TASK INPUT:
◆ ◆ ◆ ◆ ◆ ◆ ◆

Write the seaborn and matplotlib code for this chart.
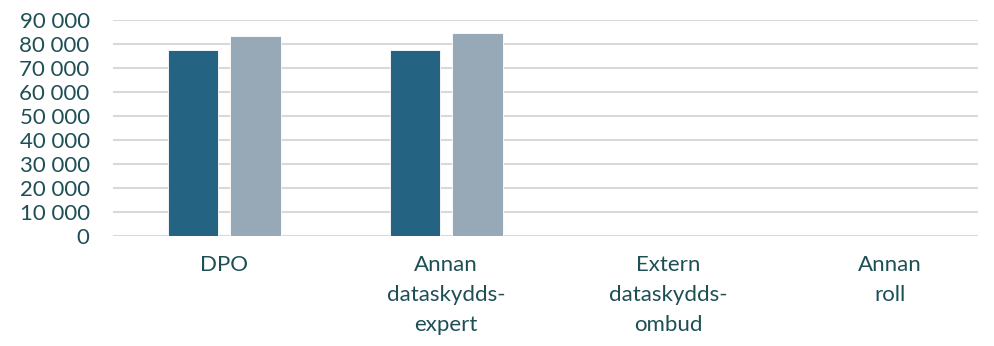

◆ ◆ ◆ ◆ ◆ ◆ ◆

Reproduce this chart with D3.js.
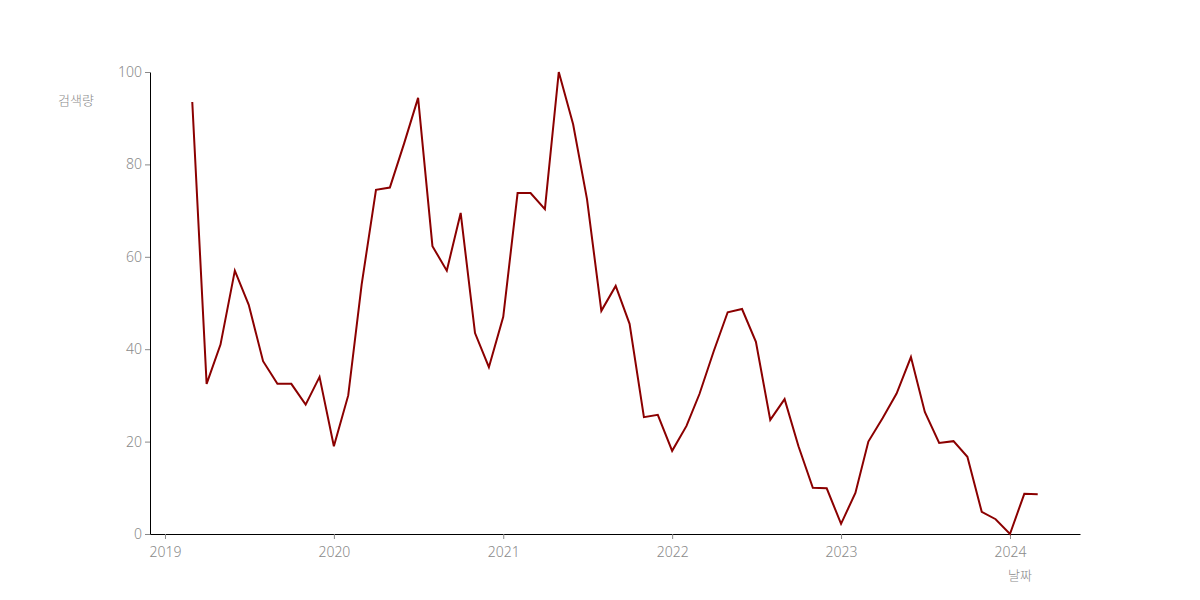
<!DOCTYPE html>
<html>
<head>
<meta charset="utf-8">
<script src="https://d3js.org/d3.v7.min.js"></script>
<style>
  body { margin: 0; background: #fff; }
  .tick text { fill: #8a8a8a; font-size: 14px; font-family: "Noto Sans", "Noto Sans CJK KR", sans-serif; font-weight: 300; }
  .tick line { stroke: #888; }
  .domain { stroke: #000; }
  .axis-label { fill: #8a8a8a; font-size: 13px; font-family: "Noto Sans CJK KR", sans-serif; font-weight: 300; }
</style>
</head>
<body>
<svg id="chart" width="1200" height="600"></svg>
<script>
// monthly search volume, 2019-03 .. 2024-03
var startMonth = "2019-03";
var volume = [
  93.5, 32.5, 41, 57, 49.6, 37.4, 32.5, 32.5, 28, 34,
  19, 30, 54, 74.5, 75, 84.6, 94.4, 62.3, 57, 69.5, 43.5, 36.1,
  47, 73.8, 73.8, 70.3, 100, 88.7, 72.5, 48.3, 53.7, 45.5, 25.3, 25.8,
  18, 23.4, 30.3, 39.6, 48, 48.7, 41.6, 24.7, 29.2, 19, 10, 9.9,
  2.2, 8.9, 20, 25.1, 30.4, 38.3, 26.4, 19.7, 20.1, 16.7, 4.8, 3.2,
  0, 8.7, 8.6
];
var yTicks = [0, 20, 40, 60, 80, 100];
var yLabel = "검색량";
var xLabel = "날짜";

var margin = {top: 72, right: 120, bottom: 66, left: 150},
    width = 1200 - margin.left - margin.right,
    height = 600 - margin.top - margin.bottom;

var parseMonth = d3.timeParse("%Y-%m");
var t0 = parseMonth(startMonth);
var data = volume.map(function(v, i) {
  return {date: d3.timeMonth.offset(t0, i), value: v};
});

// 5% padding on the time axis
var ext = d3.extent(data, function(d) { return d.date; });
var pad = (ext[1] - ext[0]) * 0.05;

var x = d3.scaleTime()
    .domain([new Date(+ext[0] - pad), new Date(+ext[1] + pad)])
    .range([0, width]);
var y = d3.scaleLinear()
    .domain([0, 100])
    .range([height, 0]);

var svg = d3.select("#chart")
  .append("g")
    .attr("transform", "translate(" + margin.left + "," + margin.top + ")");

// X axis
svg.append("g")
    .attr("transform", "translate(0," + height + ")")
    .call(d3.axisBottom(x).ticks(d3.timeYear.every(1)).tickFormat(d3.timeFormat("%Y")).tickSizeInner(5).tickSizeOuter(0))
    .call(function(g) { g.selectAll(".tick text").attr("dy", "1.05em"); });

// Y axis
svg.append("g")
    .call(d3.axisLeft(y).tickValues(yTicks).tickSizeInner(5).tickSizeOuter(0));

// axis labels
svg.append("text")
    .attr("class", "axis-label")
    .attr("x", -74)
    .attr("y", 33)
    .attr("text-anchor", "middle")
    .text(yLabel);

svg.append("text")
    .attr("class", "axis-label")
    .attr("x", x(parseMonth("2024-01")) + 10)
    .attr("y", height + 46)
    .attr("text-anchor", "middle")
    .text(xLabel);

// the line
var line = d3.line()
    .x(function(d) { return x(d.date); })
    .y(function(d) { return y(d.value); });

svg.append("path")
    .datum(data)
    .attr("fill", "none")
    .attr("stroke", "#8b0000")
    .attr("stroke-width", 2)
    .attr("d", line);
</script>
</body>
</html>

◆ ◆ ◆ ◆ ◆ ◆ ◆

OBJECTIVE:
Count the lines above that contain the word "this", and reply with only that number.

EXPECTED ANSWER:
2